• **Problem description**: Nothing after the line with "last_change_pct = -4.07" belongs in the copy; extract the lines below from the top through that line, pictures left out.

• **Given material**:
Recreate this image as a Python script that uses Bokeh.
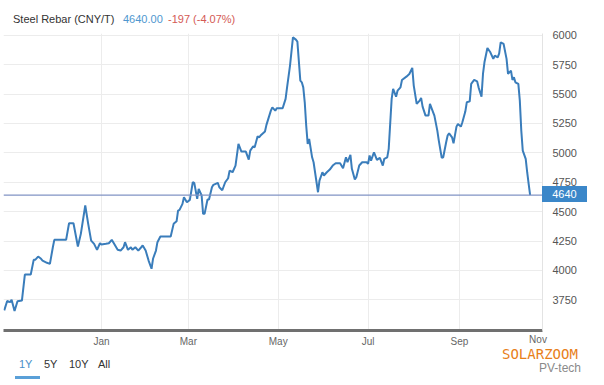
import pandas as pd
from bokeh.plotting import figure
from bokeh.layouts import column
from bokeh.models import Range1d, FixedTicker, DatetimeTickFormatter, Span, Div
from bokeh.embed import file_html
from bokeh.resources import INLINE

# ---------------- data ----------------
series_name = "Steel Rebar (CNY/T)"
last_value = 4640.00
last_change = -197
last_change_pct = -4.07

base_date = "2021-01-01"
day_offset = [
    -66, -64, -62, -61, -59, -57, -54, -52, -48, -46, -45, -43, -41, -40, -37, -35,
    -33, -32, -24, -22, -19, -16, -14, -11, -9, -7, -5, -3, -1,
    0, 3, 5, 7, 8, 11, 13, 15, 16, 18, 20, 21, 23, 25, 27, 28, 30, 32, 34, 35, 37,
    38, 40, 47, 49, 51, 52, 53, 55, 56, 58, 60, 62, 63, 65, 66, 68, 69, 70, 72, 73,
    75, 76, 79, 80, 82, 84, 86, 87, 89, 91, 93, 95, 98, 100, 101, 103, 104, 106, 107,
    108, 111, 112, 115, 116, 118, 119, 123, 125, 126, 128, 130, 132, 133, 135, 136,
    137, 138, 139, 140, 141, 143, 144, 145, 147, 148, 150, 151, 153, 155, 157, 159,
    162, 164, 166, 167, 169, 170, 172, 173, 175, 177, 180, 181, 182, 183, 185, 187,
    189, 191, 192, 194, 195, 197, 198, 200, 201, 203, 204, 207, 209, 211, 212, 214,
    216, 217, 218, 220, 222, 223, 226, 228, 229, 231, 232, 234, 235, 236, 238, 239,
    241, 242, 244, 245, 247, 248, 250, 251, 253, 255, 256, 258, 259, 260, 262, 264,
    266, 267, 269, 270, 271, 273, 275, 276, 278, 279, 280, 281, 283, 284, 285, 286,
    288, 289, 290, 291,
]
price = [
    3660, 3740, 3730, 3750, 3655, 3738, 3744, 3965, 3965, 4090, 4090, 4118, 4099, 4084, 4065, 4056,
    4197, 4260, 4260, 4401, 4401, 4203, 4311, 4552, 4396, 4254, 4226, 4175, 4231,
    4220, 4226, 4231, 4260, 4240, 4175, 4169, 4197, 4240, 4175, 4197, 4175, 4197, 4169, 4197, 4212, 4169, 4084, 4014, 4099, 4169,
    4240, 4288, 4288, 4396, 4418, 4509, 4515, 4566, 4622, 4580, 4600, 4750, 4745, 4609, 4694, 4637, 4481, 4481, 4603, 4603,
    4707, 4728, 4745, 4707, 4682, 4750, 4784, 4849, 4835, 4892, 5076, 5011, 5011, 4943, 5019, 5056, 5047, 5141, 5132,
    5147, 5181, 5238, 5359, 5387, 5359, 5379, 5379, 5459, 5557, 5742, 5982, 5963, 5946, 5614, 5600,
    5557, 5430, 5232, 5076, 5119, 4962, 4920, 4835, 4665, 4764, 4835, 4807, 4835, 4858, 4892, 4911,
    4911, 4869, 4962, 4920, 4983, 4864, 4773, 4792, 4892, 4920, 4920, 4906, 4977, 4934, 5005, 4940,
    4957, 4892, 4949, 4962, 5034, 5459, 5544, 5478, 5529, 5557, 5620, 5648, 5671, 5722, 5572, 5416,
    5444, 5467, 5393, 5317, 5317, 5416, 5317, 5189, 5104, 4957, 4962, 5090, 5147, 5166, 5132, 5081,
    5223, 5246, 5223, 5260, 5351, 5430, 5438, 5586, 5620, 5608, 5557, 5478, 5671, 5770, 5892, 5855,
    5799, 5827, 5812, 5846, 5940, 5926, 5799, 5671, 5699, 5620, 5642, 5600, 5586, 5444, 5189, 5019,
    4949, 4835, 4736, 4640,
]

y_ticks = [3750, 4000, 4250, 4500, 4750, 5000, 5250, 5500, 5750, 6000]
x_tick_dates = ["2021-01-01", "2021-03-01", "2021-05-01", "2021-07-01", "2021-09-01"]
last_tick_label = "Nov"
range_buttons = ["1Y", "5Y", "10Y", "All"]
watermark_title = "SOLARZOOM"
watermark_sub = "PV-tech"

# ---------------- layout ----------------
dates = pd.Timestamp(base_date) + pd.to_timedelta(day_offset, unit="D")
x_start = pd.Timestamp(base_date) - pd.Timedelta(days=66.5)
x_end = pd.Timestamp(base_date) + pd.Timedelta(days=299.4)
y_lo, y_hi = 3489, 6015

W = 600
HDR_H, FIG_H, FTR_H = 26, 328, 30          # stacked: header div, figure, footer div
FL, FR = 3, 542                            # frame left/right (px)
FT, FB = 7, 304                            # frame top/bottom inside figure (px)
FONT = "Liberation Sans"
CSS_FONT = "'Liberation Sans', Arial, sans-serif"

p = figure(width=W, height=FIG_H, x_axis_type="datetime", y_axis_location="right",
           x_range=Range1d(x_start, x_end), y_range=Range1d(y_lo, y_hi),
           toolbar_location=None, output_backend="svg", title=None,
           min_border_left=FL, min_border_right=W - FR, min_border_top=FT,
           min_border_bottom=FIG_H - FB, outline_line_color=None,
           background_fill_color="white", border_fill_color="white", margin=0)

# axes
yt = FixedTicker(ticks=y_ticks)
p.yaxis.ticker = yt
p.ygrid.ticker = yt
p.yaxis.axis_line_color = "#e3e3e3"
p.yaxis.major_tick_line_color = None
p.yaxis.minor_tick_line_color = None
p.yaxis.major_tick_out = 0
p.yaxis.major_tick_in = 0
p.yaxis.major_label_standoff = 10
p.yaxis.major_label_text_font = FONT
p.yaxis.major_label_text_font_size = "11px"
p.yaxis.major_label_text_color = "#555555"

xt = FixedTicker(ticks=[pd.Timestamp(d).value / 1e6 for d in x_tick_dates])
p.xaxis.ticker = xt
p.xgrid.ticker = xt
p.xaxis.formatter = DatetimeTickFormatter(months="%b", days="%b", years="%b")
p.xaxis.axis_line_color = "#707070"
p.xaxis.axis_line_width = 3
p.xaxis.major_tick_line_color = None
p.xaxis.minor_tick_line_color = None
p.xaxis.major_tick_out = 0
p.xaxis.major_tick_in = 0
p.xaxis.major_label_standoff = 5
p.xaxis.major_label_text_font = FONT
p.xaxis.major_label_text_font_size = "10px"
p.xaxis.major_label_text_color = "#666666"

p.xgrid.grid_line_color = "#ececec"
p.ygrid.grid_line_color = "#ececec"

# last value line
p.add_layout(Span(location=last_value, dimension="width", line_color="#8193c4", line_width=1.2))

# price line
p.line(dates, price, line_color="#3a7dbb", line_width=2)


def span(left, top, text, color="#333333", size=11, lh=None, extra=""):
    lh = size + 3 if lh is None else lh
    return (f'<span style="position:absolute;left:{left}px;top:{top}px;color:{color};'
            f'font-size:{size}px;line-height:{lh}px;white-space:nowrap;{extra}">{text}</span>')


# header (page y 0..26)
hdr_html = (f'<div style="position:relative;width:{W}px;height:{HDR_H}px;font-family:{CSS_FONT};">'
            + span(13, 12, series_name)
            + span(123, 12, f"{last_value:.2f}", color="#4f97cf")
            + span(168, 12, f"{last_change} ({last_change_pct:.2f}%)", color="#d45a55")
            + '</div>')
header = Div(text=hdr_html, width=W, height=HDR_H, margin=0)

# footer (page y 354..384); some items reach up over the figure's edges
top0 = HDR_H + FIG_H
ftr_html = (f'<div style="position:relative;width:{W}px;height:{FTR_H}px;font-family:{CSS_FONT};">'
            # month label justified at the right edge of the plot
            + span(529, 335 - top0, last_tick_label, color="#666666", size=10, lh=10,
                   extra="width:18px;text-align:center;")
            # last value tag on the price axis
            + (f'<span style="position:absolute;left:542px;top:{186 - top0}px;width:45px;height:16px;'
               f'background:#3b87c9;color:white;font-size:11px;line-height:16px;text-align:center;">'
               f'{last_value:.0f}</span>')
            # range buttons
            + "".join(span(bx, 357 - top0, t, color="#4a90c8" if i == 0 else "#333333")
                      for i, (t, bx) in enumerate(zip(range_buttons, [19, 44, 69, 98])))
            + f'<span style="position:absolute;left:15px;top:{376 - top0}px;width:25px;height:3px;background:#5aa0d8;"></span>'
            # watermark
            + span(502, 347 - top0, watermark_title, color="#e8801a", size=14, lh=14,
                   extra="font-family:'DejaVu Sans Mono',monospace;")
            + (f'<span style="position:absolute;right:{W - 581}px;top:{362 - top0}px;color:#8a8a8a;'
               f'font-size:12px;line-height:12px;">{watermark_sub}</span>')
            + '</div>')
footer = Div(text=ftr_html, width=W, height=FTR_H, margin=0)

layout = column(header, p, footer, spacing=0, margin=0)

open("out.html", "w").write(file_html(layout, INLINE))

• **Worked answer**:
Recreate this image as a Python script that uses Bokeh.
import pandas as pd
from bokeh.plotting import figure
from bokeh.layouts import column
from bokeh.models import Range1d, FixedTicker, DatetimeTickFormatter, Span, Div
from bokeh.embed import file_html
from bokeh.resources import INLINE

# ---------------- data ----------------
series_name = "Steel Rebar (CNY/T)"
last_value = 4640.00
last_change = -197
last_change_pct = -4.07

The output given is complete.